Stone is quarried in various parts of Wales, and slate quarrying and mining has been a major industry in North Wales. The Cilgwyn Quarry was being worked in the 12th century, but later Blaenau Ffestiniog became the centre of production. The Penrhyn Quarry is still producing slates, though at a reduced capacity compared to its heyday, and the Llechwedd Slate Caverns have been converted into a visitor attraction. Several of the railways that used to carry the slates to the ports have been restored as tourist attractions, including the Ffestiniog Railway and the Talyllyn Railway.

==Oil and gas==
Wales has some potential for the onshore production of oil and gas. Shale gas may be obtained by fracking and there is methane in unmined coal seams that may be extractable. Another potential source of gas is the underground controlled combustion of coal seams to produce syngas, a mixture of hydrogen, methane and carbon monoxide.

==Natural environment==

Relief map of Wales:

Partly because of its relatively sparse population in Mid and North Wales, its unusually equable climate and its complex geology, Wales sustains a great variety of notable landscape forms, unusual biomes and areas enjoying special protection because of their natural environmental value. It is home to a number of National Nature Reserves (NNRs), sites of special scientific interest (SSSIs), five areas of outstanding natural beauty (AONBs) and three national parks

Wales has many protected areas including three national parks: Snowdonia, Brecon Beacons and Pembrokeshire Coast. It has five Areas of Outstanding Natural Beauty; Anglesey, the Clwydian Range and Dee Valley, the Gower Peninsula, the Llŷn Peninsula, and the Wye Valley.

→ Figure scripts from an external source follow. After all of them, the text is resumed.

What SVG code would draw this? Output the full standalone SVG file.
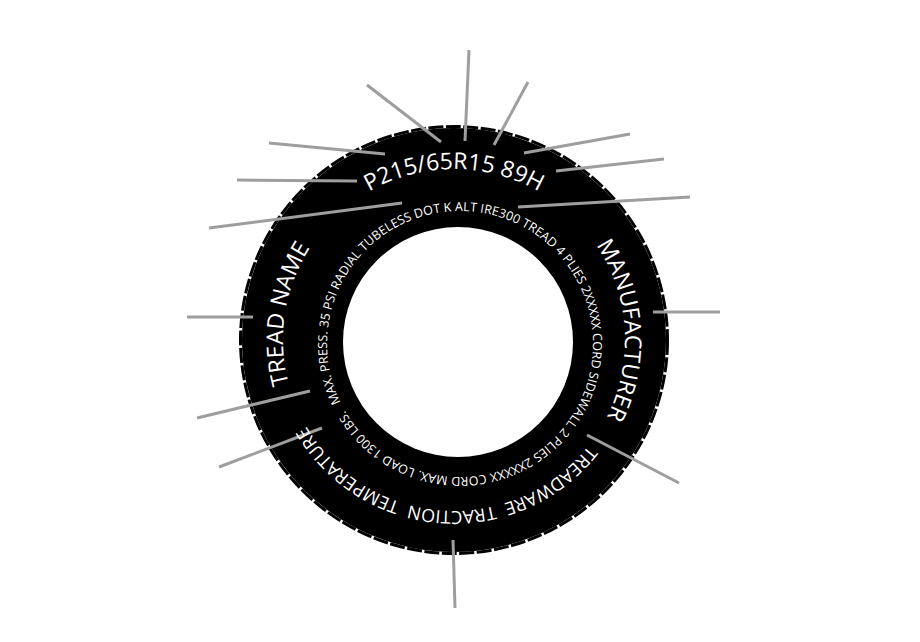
<svg xmlns="http://www.w3.org/2000/svg" xmlns:xlink="http://www.w3.org/1999/xlink" width="920" height="642" viewBox="0 0 920 642">
<style>
.lbl{font-family:"Open Sans","Liberation Sans",sans-serif;fill:#ffffff;}
.big{font-size:23px;}
.mid{font-size:18px;}
.small{font-size:12.5px;}
.lead{stroke:#9e9e9e;stroke-width:3;fill:none;stroke-linecap:butt;}
</style>
<defs>
<path id="ring" d="M 454 511 A 171 171 0 1 1 454 169 A 171 171 0 1 1 454 511"/>
<path id="inner" d="M 340.46 402.31 A 133 133 0 1 1 579.54 285.69 A 133 133 0 1 1 340.46 402.31"/>
</defs>
<rect width="920" height="642" fill="#ffffff"/>
<g id="tire">
<circle cx="454" cy="340" r="212" fill="#000000"/>
<circle cx="454" cy="340" r="213.5" fill="none" stroke="#000000" stroke-width="3" stroke-dasharray="15 2.5"/>
<circle cx="458" cy="342" r="115" fill="#ffffff"/>
</g>
<g id="connectors">
<line class="lead" x1="367" y1="85" x2="441" y2="142"/>
<line class="lead" x1="469" y1="50" x2="465" y2="141"/>
<line class="lead" x1="528" y1="82" x2="494" y2="145"/>
<line class="lead" x1="630" y1="134" x2="524" y2="153"/>
<line class="lead" x1="664" y1="159" x2="556" y2="171"/>
<line class="lead" x1="690" y1="197" x2="518" y2="207"/>
<line class="lead" x1="269" y1="143" x2="385" y2="154"/>
<line class="lead" x1="237" y1="180" x2="357" y2="181"/>
<line class="lead" x1="209" y1="228" x2="402" y2="203"/>
<line class="lead" x1="187" y1="317" x2="253" y2="317"/>
<line class="lead" x1="197" y1="418" x2="310" y2="391"/>
<line class="lead" x1="219" y1="467" x2="322" y2="428"/>
<line class="lead" x1="455" y1="608" x2="453" y2="540"/>
<line class="lead" x1="679" y1="483" x2="587" y2="435"/>
<line class="lead" x1="720" y1="312" x2="653" y2="312"/>
</g>
<g id="size-label">
<text class="lbl big" text-anchor="middle"><textPath xlink:href="#ring" href="#ring" startOffset="50%">P215/65R15 89H</textPath></text>
</g>
<g id="manufacturer-label" transform="rotate(86.5 454 340)">
<text class="lbl big" text-anchor="middle"><textPath xlink:href="#ring" href="#ring" startOffset="50%">MANUFACTURER</textPath></text>
</g>
<g id="tread-name-label" transform="rotate(278.9 454 340)">
<text class="lbl big" text-anchor="middle"><textPath xlink:href="#ring" href="#ring" startOffset="50%">TREAD NAME</textPath></text>
</g>
<g id="utqg-label" transform="rotate(184 454 340)">
<text class="lbl mid" text-anchor="middle" xml:space="preserve"><textPath xlink:href="#ring" href="#ring" startOffset="50%">TREADWARE  TRACTION  TEMPERATURE</textPath></text>
</g>
<g id="sidewall-info">
<text class="lbl small" textLength="826" lengthAdjust="spacing"><textPath xlink:href="#inner" href="#inner" startOffset="0" textLength="826" lengthAdjust="spacing">MAX. PRESS. 35 PSI RADIAL TUBELESS DOT K ALT IRE300 TREAD 4 PLIES 2XXXXX CORD SIDEWALL 2 PLIES 2XXXXX CORD MAX. LOAD 1300 LBS.</textPath></text>
</g>
</svg>
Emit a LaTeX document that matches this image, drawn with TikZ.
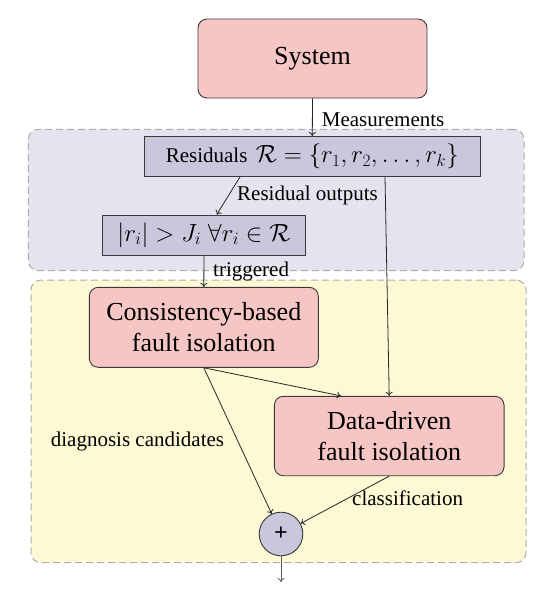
\documentclass[tikz,border=0pt]{standalone}
\usepackage{fontspec}
\setmainfont{Liberation Serif}
\usetikzlibrary{arrows.meta,calc}
\definecolor{boxpink}{HTML}{F6C6C4}
\definecolor{boxlav}{HTML}{C8C7DB}
\definecolor{regtop}{HTML}{E4E3EE}
\definecolor{regbot}{HTML}{FEF9D5}
\definecolor{edgegray}{HTML}{3A3A3A}
\newcommand\bigmath[1]{{\fontsize{24.5}{28}\selectfont$#1$}}
\tikzset{
  x=1pt, y=-1pt,
  bigfont/.style={font=\fontsize{26}{31}\selectfont},
  smallfont/.style={font=\fontsize{21}{25}\selectfont},
  region/.style={draw=gray!65, line width=1pt, dash pattern=on 7pt off 4pt, rounded corners=10pt, inner sep=0pt},
  pinkbox/.style={draw=edgegray, line width=0.9pt, fill=boxpink, rounded corners=9pt, align=center, inner sep=0pt, bigfont},
  lavbox/.style={draw=edgegray, line width=0.9pt, fill=boxlav, inner sep=0pt, smallfont},
  lbl/.style={smallfont, inner sep=0pt, anchor=base west},
  conn/.style={draw=black!85, line width=0.8pt, -{To[length=4pt,width=7pt]}},
}
\begin{document}
\begin{tikzpicture}
\useasboundingbox (0,0) rectangle (560,598);
% regions
\node[region, fill=regtop, minimum width=495.7pt, minimum height=141.4pt] (upper) at (276.15,200) {};
\node[region, fill=regbot, minimum width=495pt, minimum height=282.7pt] (lower) at (278.5,421.35) {};
% nodes
\node[pinkbox, minimum width=229pt, minimum height=79pt] (sys) at (312.5,58.5) {System};
\node[lavbox, minimum width=336pt, minimum height=40pt] (res) at (312.3,156.5) {Residuals\hspace{8.5pt}\bigmath{\mathcal{R}=\{r_1,r_2,\ldots,r_k\}}};
\node[lavbox, minimum width=203.4pt, minimum height=40pt] (thr) at (204,235) {\bigmath{|r_i|>J_i\;\forall r_i\in\mathcal{R}}};
\node[pinkbox, minimum width=229pt, minimum height=80pt] (cons) at (203.8,327.3) {Consistency-based\\fault isolation};
\node[pinkbox, minimum width=229.7pt, minimum height=79.4pt] (data) at (389.2,436) {Data-driven\\fault isolation};
\node[draw=edgegray, line width=0.9pt, fill=boxlav, circle, minimum size=43.6pt, inner sep=0pt, font=\fontsize{24}{28}\selectfont\bfseries] (plus) at (281,534) {+};
\coordinate (out) at (281,582);
\coordinate (resA) at ([xshift=-72.3pt]res.south);
\coordinate (resB) at ([xshift=72.7pt]res.south);
\coordinate (dataN) at ([xshift=-48.4pt]data.north);
% labels
\node[lbl] (lmeas) at (321.7,126) {Measurements};
\node[lbl] (lres) at (237,200) {Residual outputs};
\node[lbl] (ltrig) at (213,276) {triggered};
\node[lbl] (ldiag) at (50.7,446) {diagnosis candidates};
\node[lbl] (lclass) at (352,505) {classification};
% connectors
\draw[conn] (sys.south) -- (res.north);
\draw[conn] (resA) -- ([xshift=12.7pt]thr.north);
\draw[conn] (thr.south) -- (cons.north);
\draw[conn] (resB) -- (data.north);
\draw[conn] (cons.south) -- (dataN);
\draw[conn] (cons.south) -- (plus);
\draw[conn] (data.south) -- (plus);
\draw[conn, draw=black!65] (plus.south) -- (out);
\end{tikzpicture}
\end{document}
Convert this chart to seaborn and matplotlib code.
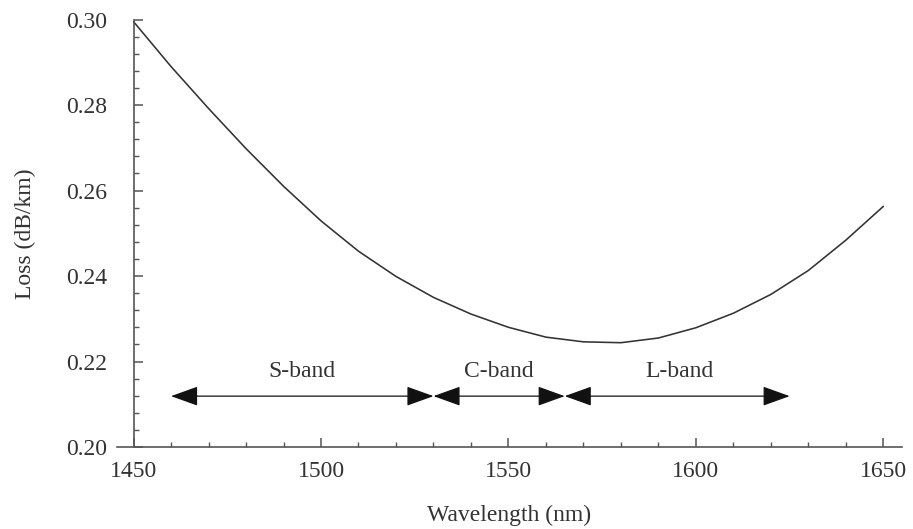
import matplotlib
matplotlib.use("Agg")
import matplotlib.pyplot as plt
from matplotlib.ticker import MultipleLocator
import seaborn as sns
import pandas as pd

# ---- data ----
wavelength = [1450, 1460, 1470, 1480, 1490, 1500, 1510, 1520, 1530, 1540, 1550,
              1560, 1570, 1580, 1590, 1600, 1610, 1620, 1630, 1640, 1650]
loss = [0.2995, 0.2890, 0.2792, 0.2698, 0.2610, 0.2529, 0.2458, 0.2399, 0.2350,
        0.2311, 0.2280, 0.2257, 0.2246, 0.2244, 0.2255, 0.2279, 0.2313, 0.2357,
        0.2413, 0.2484, 0.2563]

band_names = ["S-band", "C-band", "L-band"]
band_start = [1460, 1530, 1565]
band_end = [1530, 1565, 1625]
band_label_x = [1495, 1547.5, 1595.5]
band_arrow_y = 0.2119
band_label_y = 0.2177

x_ticks = [1450, 1500, 1550, 1600, 1650]
y_ticks = [0.20, 0.22, 0.24, 0.26, 0.28, 0.30]

# ---- styling ----
sns.set_theme(style="ticks")
plt.rcParams["font.family"] = ["Liberation Serif", "DejaVu Serif"]
TXT = "#333333"
AX = "#555555"
FS = 17

df = pd.DataFrame({"Wavelength": wavelength, "Loss": loss})

fig = plt.figure(figsize=(9.13, 5.29), dpi=100)
ax = fig.add_axes([0.1282, 0.1550, 0.8595, 0.8081])

sns.lineplot(data=df, x="Wavelength", y="Loss", ax=ax, color="#333333",
             linewidth=1.15)

ax.set_xlim(1445.6, 1654.9)
ax.set_ylim(0.20, 0.30)

ax.spines["top"].set_visible(False)
ax.spines["right"].set_visible(False)
ax.spines["left"].set_position(("data", 1450))
for s in ("left", "bottom"):
    ax.spines[s].set_color(AX)
    ax.spines[s].set_linewidth(1.2)

ax.set_xticks(x_ticks)
ax.set_xticklabels([str(t) for t in x_ticks])
ax.set_yticks(y_ticks)
ax.set_yticklabels([f"{t:.2f}" for t in y_ticks])
ax.xaxis.set_minor_locator(MultipleLocator(10))
ax.yaxis.set_minor_locator(MultipleLocator(0.004))

ax.tick_params(axis="both", which="major", direction="in", length=6.5,
               width=1.1, color=AX, labelsize=FS, labelcolor=TXT)
ax.tick_params(axis="both", which="minor", direction="in", length=3.6,
               width=1.0, color=AX)
ax.tick_params(axis="x", which="major", pad=10)
ax.tick_params(axis="y", which="major", pad=19)

ax.set_xlabel("Wavelength (nm)", fontsize=FS, color=TXT)
ax.set_ylabel("Loss (dB/km)", fontsize=FS, color=TXT)
ax.xaxis.set_label_coords(0.5, -0.135)
ax.yaxis.set_label_coords(-0.103, 0.5)

for name, x0, x1, lx in zip(band_names, band_start, band_end, band_label_x):
    ax.annotate("", xy=(x1, band_arrow_y), xytext=(x0, band_arrow_y),
                arrowprops=dict(arrowstyle="<|-|>,head_length=1.0,head_width=0.36",
                                mutation_scale=17, color="#111111",
                                linewidth=0.9, shrinkA=0, shrinkB=0))
    ax.text(lx, band_label_y, name, ha="center", va="center",
            fontsize=FS, color=TXT)

fig.savefig("out.png", dpi=100)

The Gower Peninsula was the first area in the United Kingdom to be designated as an Area of Outstanding Natural Beauty, in 1956.

==Sea and coast==

Because of its location facing into a very energetic ocean, Wales has numerous sandy beaches, a coastline rich in sea-cliffs and a relatively high tidal range in many areas.
As of 2020, the coastline of Wales has 40 Blue Flag beaches, three Blue Flag marinas and one Blue Flag boat operator. A significant tourism industry has developed to advantage of these coastal resources including substantial caravan parks along the north-east coast at Rhyl, Prestatyn and Kimnel Bay in parts of Pembrokeshire and along the south coast at Porthcawl and Barry

A number of westerly and south-westerly facing beaches have well-developed sand-dune system behind them including Kenfig dunes, Merthyr Mawr, Morfa Harlech and Newborough Warren all of which are highly valued for their wild-life diversity including the presence of some rare plant and animal species such as the Fen orchid.